ENTRIES SUPPLIED>
——
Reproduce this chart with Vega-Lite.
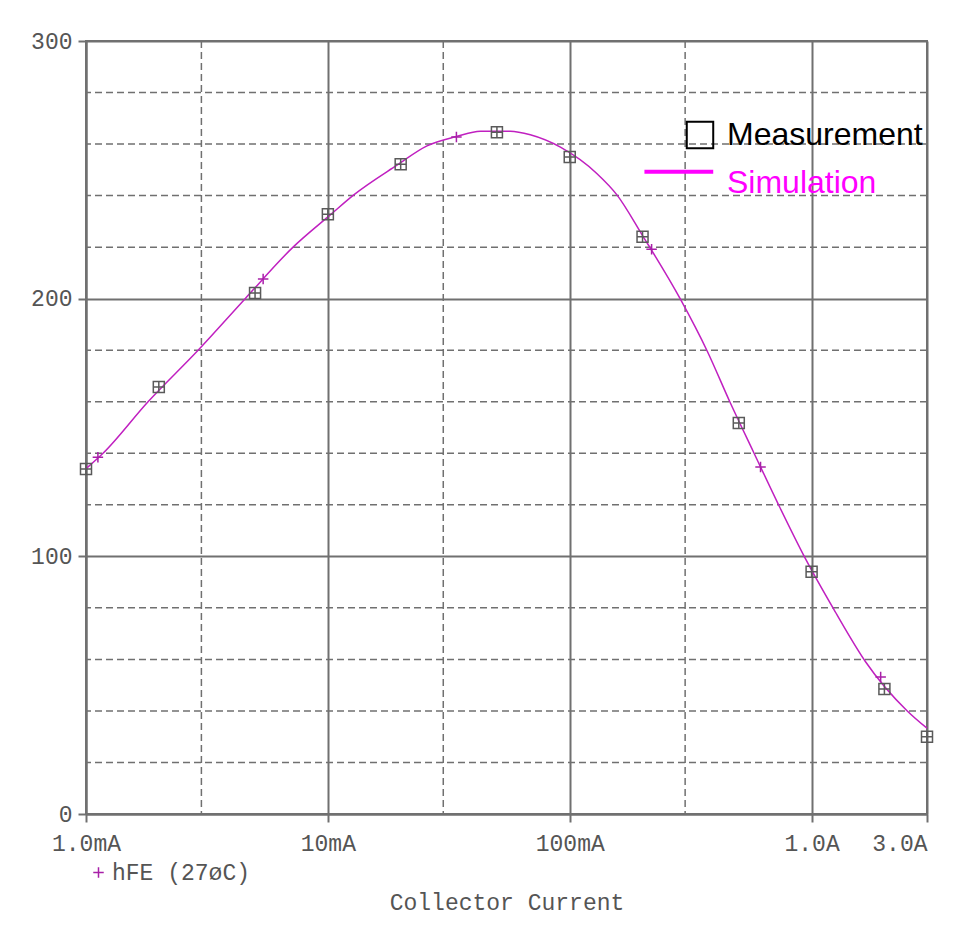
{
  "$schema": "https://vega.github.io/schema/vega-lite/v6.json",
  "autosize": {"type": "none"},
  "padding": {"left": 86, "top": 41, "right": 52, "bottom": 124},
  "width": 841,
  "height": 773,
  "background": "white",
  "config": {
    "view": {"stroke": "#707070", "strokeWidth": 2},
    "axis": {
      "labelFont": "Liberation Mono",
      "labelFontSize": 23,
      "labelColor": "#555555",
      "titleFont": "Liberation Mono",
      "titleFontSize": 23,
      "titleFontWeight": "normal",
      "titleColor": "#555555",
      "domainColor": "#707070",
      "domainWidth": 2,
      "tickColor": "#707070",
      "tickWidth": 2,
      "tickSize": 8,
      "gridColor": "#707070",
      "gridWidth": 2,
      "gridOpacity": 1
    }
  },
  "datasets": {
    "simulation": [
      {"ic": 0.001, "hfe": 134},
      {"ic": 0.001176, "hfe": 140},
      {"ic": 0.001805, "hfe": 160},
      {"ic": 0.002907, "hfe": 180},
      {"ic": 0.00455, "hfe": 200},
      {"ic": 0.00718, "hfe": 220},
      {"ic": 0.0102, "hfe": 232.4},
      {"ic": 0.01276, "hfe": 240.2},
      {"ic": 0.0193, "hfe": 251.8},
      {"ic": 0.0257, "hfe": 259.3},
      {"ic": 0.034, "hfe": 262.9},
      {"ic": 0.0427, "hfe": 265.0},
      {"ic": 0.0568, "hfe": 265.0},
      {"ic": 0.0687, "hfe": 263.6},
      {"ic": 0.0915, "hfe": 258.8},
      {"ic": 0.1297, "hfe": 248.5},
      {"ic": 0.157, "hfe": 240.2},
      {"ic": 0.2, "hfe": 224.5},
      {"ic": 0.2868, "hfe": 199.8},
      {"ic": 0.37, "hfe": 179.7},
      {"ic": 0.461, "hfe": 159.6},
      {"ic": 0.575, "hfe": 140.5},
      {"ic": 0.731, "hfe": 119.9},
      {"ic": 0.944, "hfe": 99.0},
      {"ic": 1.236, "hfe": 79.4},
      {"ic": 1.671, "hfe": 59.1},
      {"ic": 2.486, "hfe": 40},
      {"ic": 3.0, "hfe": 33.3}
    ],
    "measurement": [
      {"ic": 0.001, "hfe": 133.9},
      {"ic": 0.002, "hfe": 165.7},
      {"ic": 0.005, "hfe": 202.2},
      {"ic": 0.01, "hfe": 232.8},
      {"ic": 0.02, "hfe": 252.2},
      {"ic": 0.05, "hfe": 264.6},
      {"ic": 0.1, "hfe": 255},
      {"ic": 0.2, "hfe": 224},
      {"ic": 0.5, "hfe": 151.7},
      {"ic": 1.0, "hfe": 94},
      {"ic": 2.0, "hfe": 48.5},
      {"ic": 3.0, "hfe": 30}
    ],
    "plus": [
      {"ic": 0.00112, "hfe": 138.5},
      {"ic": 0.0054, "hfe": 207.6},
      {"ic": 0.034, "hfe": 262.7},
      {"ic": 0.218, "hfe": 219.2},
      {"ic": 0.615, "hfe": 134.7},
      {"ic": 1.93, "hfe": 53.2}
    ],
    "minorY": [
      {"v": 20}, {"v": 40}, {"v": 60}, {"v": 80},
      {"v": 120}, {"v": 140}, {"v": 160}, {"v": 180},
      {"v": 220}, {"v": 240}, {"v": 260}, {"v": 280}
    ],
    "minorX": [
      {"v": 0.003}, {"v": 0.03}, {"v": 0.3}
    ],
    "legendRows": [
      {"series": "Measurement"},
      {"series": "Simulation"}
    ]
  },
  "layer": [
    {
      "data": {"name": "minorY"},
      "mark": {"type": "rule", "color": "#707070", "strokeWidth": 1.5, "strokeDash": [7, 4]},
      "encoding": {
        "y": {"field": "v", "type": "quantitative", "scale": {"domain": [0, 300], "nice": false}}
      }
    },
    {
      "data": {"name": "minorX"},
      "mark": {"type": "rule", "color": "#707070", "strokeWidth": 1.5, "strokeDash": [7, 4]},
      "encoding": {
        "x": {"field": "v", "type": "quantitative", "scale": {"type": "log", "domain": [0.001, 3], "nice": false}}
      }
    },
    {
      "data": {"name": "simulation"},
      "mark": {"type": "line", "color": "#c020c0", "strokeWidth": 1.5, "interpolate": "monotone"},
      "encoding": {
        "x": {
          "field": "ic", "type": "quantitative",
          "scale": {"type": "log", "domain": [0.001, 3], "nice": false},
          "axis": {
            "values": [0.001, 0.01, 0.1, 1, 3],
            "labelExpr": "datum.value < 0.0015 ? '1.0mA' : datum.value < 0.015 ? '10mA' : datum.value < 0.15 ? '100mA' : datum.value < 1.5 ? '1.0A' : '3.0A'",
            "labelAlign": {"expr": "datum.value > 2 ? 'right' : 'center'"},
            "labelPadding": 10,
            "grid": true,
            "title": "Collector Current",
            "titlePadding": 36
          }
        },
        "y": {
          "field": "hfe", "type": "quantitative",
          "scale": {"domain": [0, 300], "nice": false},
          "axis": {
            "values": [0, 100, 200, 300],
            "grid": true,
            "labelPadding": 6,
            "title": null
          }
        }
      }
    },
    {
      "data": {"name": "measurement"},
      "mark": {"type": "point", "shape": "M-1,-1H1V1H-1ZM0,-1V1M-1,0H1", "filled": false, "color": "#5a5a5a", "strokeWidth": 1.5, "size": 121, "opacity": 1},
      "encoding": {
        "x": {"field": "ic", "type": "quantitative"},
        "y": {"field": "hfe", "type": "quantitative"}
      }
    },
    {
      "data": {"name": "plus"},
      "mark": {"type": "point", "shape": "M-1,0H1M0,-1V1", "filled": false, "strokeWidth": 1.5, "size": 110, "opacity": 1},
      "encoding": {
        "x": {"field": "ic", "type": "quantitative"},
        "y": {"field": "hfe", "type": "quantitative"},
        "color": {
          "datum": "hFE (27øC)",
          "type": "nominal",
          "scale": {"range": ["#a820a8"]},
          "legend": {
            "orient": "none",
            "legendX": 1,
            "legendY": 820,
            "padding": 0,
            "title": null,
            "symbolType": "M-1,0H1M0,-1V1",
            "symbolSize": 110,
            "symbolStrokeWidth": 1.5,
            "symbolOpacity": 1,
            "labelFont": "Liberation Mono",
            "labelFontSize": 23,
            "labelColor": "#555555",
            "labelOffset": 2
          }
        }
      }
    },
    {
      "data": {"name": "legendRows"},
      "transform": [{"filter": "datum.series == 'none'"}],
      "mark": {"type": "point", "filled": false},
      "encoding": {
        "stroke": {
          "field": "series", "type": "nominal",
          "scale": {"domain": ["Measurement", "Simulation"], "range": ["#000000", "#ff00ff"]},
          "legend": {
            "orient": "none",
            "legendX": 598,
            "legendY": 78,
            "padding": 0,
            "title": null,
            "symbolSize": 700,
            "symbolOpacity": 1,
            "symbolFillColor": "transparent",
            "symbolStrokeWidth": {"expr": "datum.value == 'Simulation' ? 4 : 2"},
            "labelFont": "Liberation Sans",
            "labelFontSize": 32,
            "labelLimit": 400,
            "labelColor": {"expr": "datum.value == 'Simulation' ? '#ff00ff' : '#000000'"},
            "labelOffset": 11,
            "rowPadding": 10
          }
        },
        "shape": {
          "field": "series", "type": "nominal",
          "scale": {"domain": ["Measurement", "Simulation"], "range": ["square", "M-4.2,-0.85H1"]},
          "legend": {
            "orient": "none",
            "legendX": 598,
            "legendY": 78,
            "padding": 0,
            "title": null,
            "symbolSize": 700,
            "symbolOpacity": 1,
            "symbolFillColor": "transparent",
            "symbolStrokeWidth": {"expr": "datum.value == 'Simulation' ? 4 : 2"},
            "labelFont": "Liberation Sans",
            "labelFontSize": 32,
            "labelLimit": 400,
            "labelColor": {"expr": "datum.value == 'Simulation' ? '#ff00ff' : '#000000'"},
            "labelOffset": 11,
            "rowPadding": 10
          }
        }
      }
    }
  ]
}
——
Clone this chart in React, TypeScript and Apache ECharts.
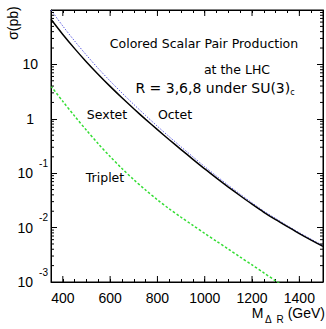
——
PROMPT> Above are the entries; count how many of their lines contain the word "chart" and give only that number.

RESPONSE TO THIS EXERCISE> 2